§ Aim:
Gather all lines containing the string "React" and copy them out.

* begin *

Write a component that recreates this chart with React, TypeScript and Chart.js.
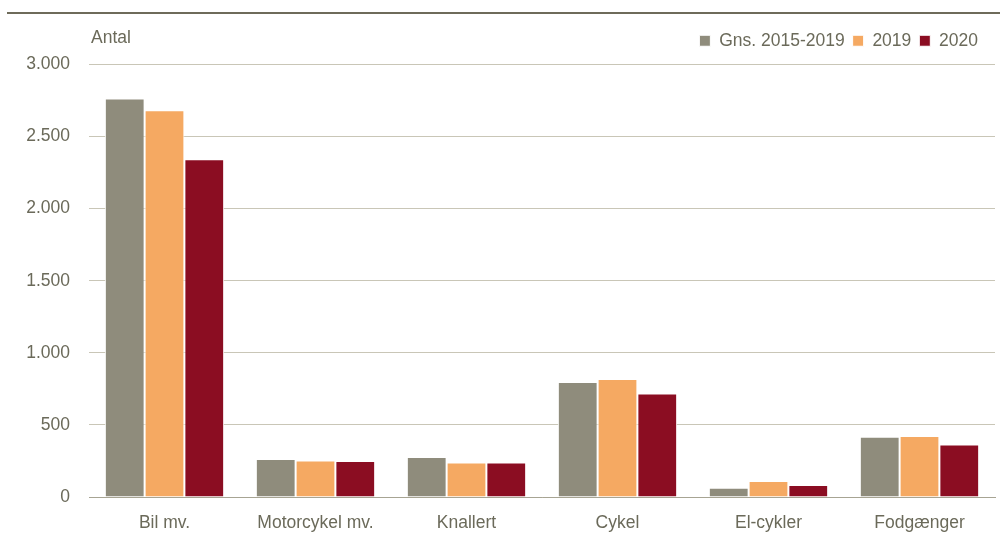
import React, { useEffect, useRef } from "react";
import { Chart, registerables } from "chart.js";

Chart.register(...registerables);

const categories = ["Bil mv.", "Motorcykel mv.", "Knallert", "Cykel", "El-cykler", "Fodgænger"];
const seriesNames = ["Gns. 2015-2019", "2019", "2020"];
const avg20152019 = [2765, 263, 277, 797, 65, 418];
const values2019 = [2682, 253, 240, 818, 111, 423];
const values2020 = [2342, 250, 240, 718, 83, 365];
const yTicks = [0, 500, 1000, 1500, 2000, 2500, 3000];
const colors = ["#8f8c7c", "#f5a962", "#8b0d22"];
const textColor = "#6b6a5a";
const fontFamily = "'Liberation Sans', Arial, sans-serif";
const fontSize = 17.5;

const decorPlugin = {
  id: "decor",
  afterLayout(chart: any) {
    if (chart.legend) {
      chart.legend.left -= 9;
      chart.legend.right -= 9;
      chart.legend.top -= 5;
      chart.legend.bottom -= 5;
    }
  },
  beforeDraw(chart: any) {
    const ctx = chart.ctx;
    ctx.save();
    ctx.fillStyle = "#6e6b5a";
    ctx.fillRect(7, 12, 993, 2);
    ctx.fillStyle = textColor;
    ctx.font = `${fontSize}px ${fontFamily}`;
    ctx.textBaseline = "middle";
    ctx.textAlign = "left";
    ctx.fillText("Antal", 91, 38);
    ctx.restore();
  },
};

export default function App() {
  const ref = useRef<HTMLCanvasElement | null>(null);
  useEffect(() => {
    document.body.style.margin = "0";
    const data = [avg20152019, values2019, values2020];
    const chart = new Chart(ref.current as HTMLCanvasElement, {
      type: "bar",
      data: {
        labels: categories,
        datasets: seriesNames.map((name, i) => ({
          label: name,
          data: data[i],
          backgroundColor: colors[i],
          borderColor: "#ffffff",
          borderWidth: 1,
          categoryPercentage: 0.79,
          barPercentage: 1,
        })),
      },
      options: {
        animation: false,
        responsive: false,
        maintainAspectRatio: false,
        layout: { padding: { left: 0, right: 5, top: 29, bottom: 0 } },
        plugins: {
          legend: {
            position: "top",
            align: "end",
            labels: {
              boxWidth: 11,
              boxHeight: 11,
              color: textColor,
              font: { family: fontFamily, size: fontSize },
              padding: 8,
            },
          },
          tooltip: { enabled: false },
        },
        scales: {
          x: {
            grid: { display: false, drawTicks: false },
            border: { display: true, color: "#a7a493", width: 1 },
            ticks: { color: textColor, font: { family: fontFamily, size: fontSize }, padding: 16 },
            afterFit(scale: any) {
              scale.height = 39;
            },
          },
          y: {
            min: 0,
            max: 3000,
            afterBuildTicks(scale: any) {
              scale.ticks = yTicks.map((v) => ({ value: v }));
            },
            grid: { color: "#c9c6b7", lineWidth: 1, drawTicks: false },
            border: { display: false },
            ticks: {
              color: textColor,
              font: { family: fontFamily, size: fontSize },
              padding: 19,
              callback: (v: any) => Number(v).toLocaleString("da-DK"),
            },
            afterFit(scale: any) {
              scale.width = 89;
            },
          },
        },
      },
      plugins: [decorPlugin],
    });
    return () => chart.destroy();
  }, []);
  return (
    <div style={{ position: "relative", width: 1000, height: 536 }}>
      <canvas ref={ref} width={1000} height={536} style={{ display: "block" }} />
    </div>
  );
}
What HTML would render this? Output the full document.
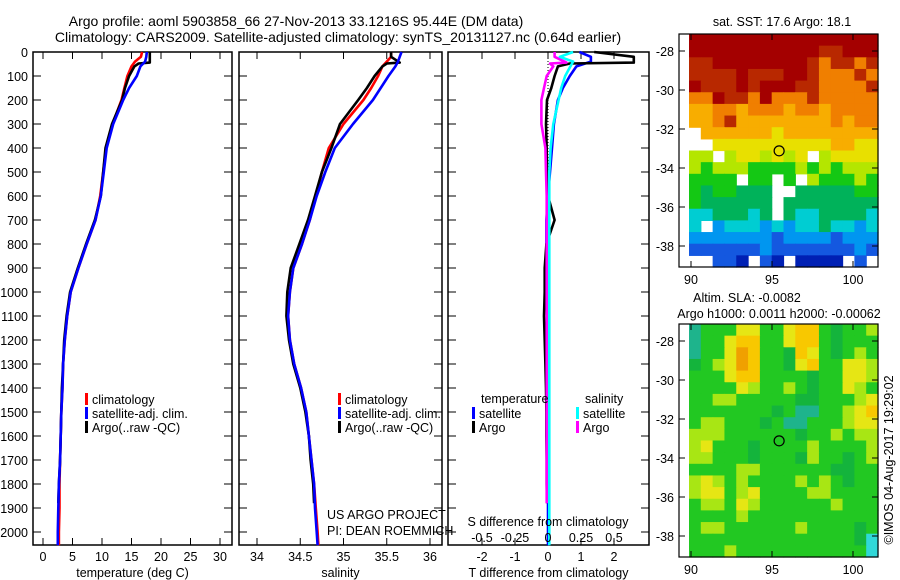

* end *

§ Result of the task:
Write a component that recreates this chart with React, TypeScript and Chart.js.
import React, { useEffect, useRef } from "react";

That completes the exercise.